In the early morning hours of April 2, federal agents of the Drug Enforcement Agency (DEA) and the IRS, in full battle gear, swept down on 1600 Broadway in Oakland, CA and did the unthinkable: they closed a school. When the Feds left later that same day (under the protection of the local Oakland Police Department), they carted away several office computers, file cabinets, and dozens of marijuana plants.
Oaksterdam University had been operating legally in Oakland since 2007. The brainchild of entrepreneur Richard Lee, Oaksterdam was a trade school of sorts whose part-time professional faculty provided educational services that detailed the science, law, and commercial opportunities associated with cannabis (marijuana). Over 15,000 students had paid tuition for such services over the years and the thriving university community had contributed mightily to the revival of downtown Oakland.
Let's be clear. Oaksterdam was NOT a drug or marijuana dispensary (there are several licensed dispensaries in Oakland) and never sold cannabis. The pot plants that the DEA hauled away were being grown and displayed solely for educational purposes related directly to the curriculum. The instructors who taught at Oaksterdam were engaged in a legitimate educational activity with students who paid tuition for those services. Nonetheless, the IRS and DEA agents came in with guns (and yet to be undisclosed federal warrants) and the school, for all practical purposes, has now been shuttered. Where is the ACLU?
The raid at Oaksterdam (and the simultaneous raid by the IRS at Richard Lee's private residence where records and bank accounts were seized) was not totally unexpected.
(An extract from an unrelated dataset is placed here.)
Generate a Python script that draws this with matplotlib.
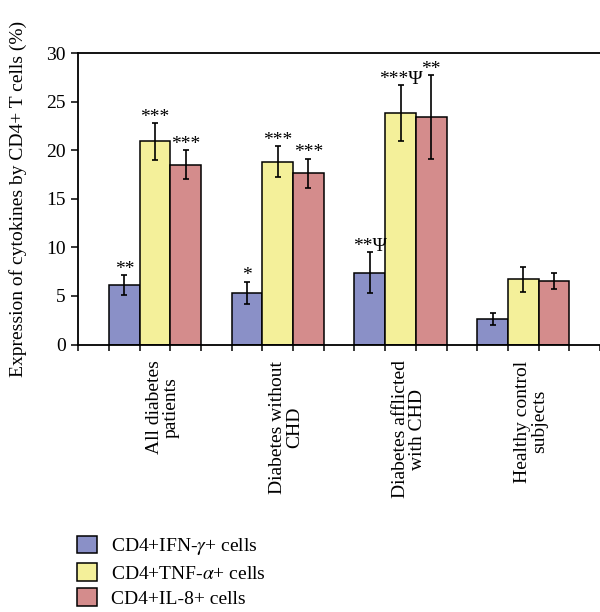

Indeed, the federal authorities over the past several months have displayed an increasing hostility to the public's growing acceptance of the availability of medical marijuana and to the commerce associated with supplying it to patients.
Despite the fact that medical marijuana is legal in 16 states, the DEA has recently seized or threatened to seize the assets of hundreds of landlords in California who rent facilities for the dispensing of medical marijuana. Richard Lee, the owner of Oaksterdam, and an outspoken advocate and financial "angel" for marijuana law reform in California, is simply the latest victim of an overall federal pushback to silence the growing movement to rationalize cannabis consumption in the U. S.
The chilling effect of federal harassment is already working. Lee, who was already under the gun with a 2010 IRS audit for alleged improper business deductions, has now severed his relationship with Oaksterdam and has publicly stated that he is "stepping back" from several cannabis related activities. And as the fear of asset seizure closes dozens of cannabis dispensaries in California, the reform mood clearly has turned gloomy.
Several important legal questions beg to be answered. First, since California had long ago legalized the "cultivation and possession" of cannabis for medical purposes (Prop. 215, 1996), under what authority can the Feds threaten local licensed medical dispensaries that are operating consistent with the intent of state law? Secondly, why hasn't California's attorney general Kamala Harris brought immediate suit against the Feds to halt the asset seizures and general harassment of local businessmen?
Finally, in the case of Oaksterdam University, why don't private schools, licensed by the city, have the right to exist (without federal interference) and determine their own curriculum and display native plants as part of a legitimate educational experience? And if they don't have these basic rights, what sort of country do we really live in?